Pourquoi Zemmour ?

par Philippe Allienne
Publié le 4 octobre 2019 à 16:54

« Nauséabonds  ». Voilà le terme employé par le Premier ministre pour qualifier les propos d’Éric Zemmour lors de la « Convention de la droite » organisée le 28 septembre à Paris par les amis de la très fasciste Marion Maréchal Le Pen. C’est bien le moins que pouvait dire le chef du gouvernement, d’autant qu’une de ses ministres est destinatrice, parce qu’elle est noire, des insultes racistes du trublion d’extrême droite.

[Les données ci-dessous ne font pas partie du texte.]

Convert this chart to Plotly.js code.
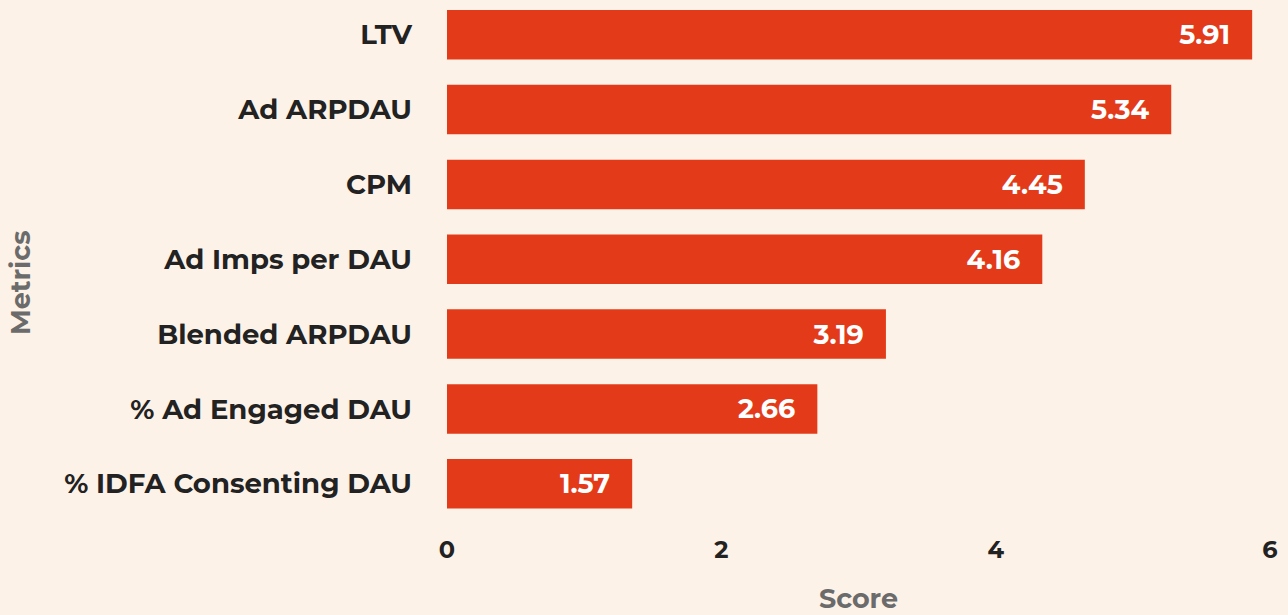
<!DOCTYPE html>
<html>
<head>
<meta charset="utf-8">
<script src="https://cdn.plot.ly/plotly-3.0.1.min.js"></script>
<style>
html,body{margin:0;padding:0;background:#fdf2e8;}
#chart{width:1288px;height:615px;}
</style>
</head>
<body>
<div id="chart"></div>
<script>
const metrics = ["LTV", "Ad ARPDAU", "CPM", "Ad Imps per DAU", "Blended ARPDAU", "% Ad Engaged DAU", "% IDFA Consenting DAU"];
const barLengths = [5.87, 5.28, 4.65, 4.34, 3.20, 2.70, 1.35];
const scoreLabels = ["5.91", "5.34", "4.45", "4.16", "3.19", "2.66", "1.57"];
const xTicks = [0, 2, 4, 6];
const xTitle = "Score";
const yTitle = "Metrics";

const FONT = "Montserrat, 'Open Sans', sans-serif";
const pad = "\u00a0\u00a0\u2009";

const trace = {
  type: "bar",
  orientation: "h",
  x: barLengths,
  y: metrics,
  text: scoreLabels.map(s => s + pad),
  textposition: "inside",
  insidetextanchor: "end",
  textangle: 0,
  textfont: {family: FONT, size: 27, color: "#ffffff", weight: 700},
  marker: {color: "#e33b1a"},
  hoverinfo: "skip",
  cliponaxis: false
};

const layout = {
  width: 1288,
  height: 615,
  paper_bgcolor: "#fdf2e8",
  plot_bgcolor: "#fdf2e8",
  margin: {l: 447, r: 18, t: 0, b: 94},
  bargap: 0.339,
  showlegend: false,
  font: {family: FONT, color: "#222222"},
  xaxis: {
    range: [0, 6],
    tickvals: xTicks,
    ticktext: xTicks.map(String),
    showgrid: false,
    zeroline: false,
    showline: false,
    ticks: "",
    ticklabelstandoff: 12,
    tickfont: {family: FONT, size: 24, color: "#222222", weight: 700},
    title: {text: xTitle, font: {family: FONT, size: 27, color: "#6b6b6b", weight: 700}, standoff: 27}
  },
  yaxis: {
    type: "category",
    categoryorder: "array",
    categoryarray: metrics,
    range: [6.498, -0.464],
    showgrid: false,
    zeroline: false,
    showline: false,
    ticks: "",
    ticklabelstandoff: 34,
    tickfont: {family: FONT, size: 27.5, color: "#222222", weight: 700}
  },
  annotations: [{
    text: yTitle,
    xref: "paper", yref: "paper",
    x: (20 - 447) / 823, y: (521 - 283) / 521,
    xanchor: "center", yanchor: "middle",
    textangle: -90,
    showarrow: false,
    font: {family: FONT, size: 27, color: "#6b6b6b", weight: 700}
  }]
};

Plotly.newPlot("chart", [trace], layout, {displayModeBar: false, staticPlot: true});
</script>
</body>
</html>
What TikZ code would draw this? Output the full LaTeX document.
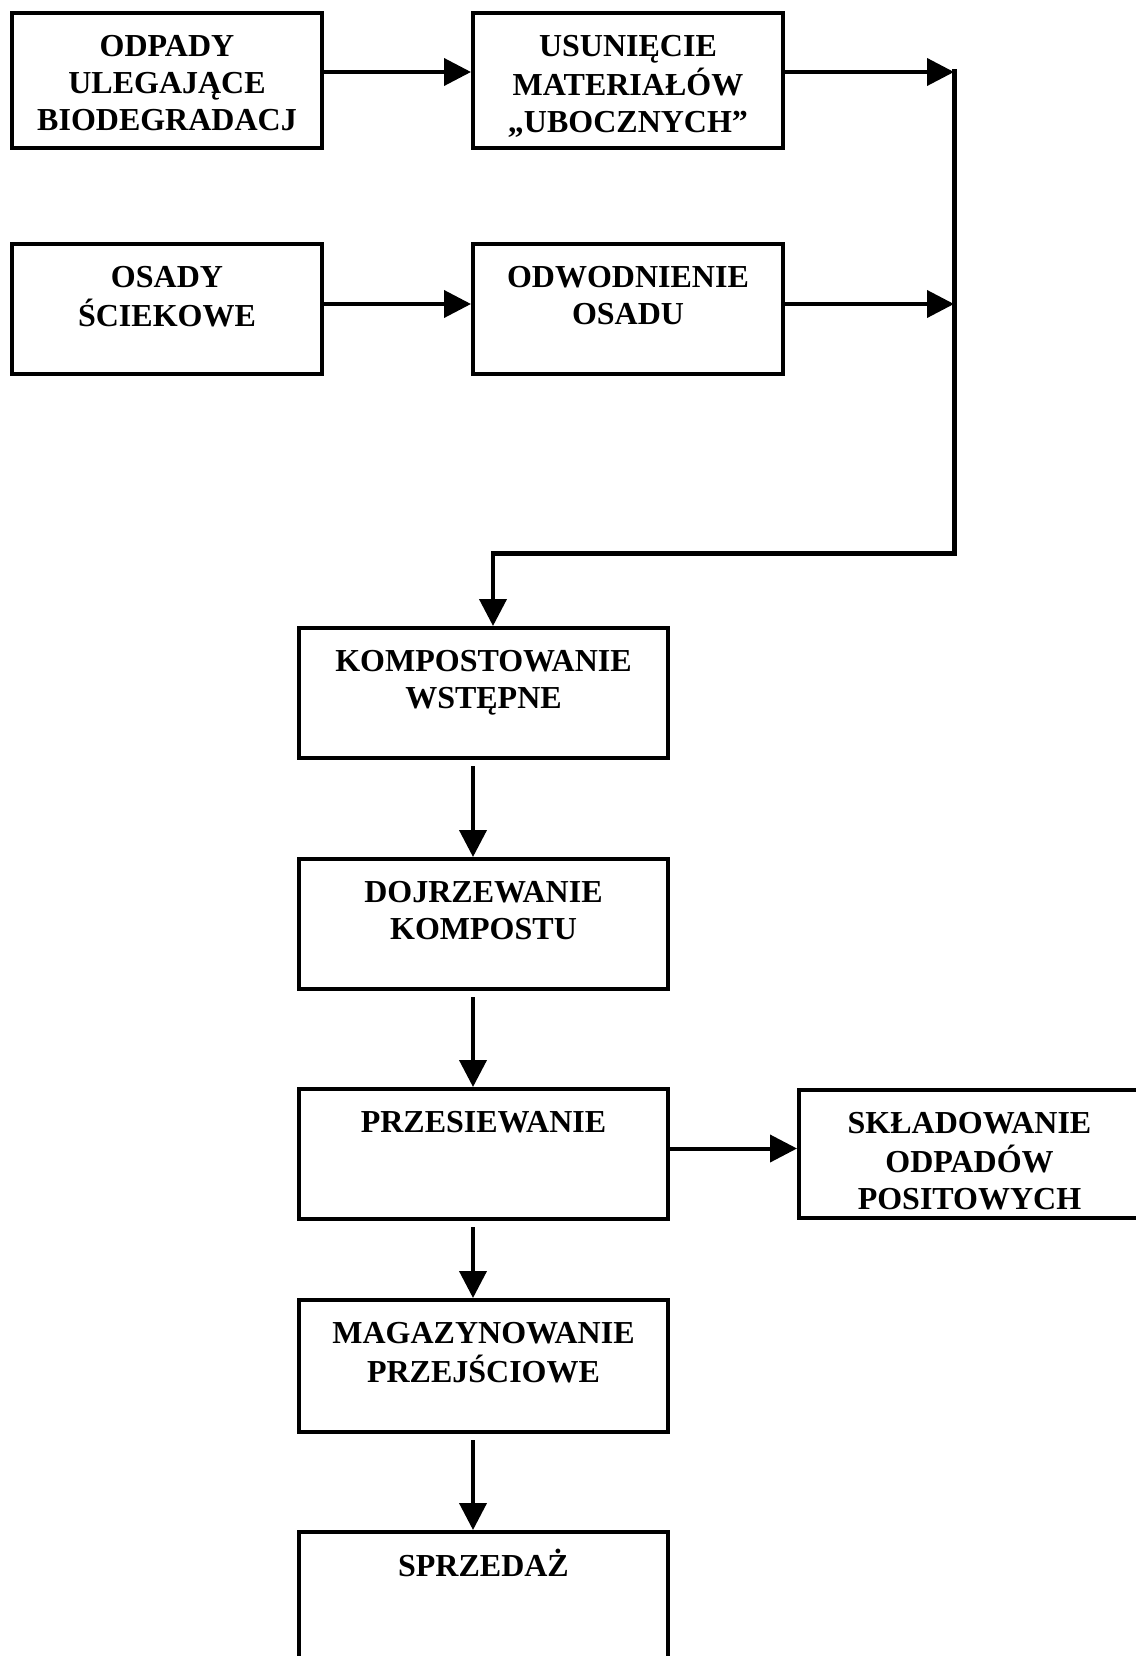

Le « journaliste-écrivain » venait déjà d’être condamné, après un pourvoi rejeté en cassation, pour provocation à la haine religieuse. Il avait été poursuivi pour des propos exhortant les musulmans à choisir entre l’islam et la France et dénonçant, notamment, une « invasion » de la France par les musulmans. La Cour d’appel avait estimé que le polémiste visait ainsi l’ensemble des musulmans vivant dans ce pays et encourageait ainsi une « discrimination ».

À l’époque, le 6 septembre 2016, Éric Zemmour s’était exprimé dans l’émission C à vous sur France 5. On sait qu’il a aussi longtemps été le chouchou de France 2, dans l’émission On n’est pas couché. Le service public se montre rarement pingre dès lors qu’il s’agit de tendre le micro à celui qui se dit enfant de la banlieue et qui a su utiliser les médias, tant publics que privés, pour diffuser la haine qu’il nourrit et développe depuis de longues années.

Cette fois, alors qu’il n’a rien demandé (on l’espère), c’est la chaîne LCI qui a diffusé en direct et intégralement le discours de l’intéressé. Du jamais vu. Il y a de quoi réveiller les ardeurs et les ambitions des nostalgiques d’Hitler, de Mussolini et de Franco. Si le dernier cité a pu profiter des tubes cathodiques, les deux autres devaient se contenter des brasseries enfumées et autres tréteaux.

Car par-delà le réel problème que pose le discours de Zemmour, c’est bien l’audience qui lui est accordée. C’est au point que le Conseil supérieur de l’audiovisuel (CSA) a reçu 650 signalements dans les deux jours qui ont suivi la diffusion de la diatribe. La Société des journalistes (SDJ) du Figaro, le quotidien où Zemmour est salarié, crie son indignation et dénonce « la position, fort commode, de rentier de la polémique qui est la sienne ». Elle demande à la direction de la rédaction de « mettre un terme à cette situation ambiguë ».

N’en déplaise à Éric Zemmour, il ne sera jamais une grande plume. Il ne sera jamais ni Maurras, ni Rebatet, ni Brasillach, ni Céline, ni Drieu La Rochelle. Qu’il tente de rivaliser avec Renaud Camus ou Alain Soral n’a rien d’étonnant pour un personnage frustré qui semble autant perturbé par l’étranger. Ce qui apparaît certain, c’est qu’il se pose en intello d’une extrême droite qui se sent pousser des ailes et qui se sent de plus en plus à l’aise dans les médias. Que le vieux Le Pen sorte un livre pour à nouveau cracher sa bile et au passage discréditer sa fille, et le voilà derechef invité sur les ondes du service public. Il paraît que l’on appelle cela l’objectivité et l’équilibre de l’information.

C’est ce même sens, certainement, de l’objectivité et cette même recherche de l’équilibre qui conduisent aujourd’hui à libérer les discours racistes et à généraliser l’idée que l’ouvrier déteste l’immigré. Voilà bien un faux concept qui sied parfaitement les intérêts du libéralisme qui a pris les rênes du pays. Zemmour n’a pas besoin de talent. Les jours qui s’étalent devant lui sont radieux.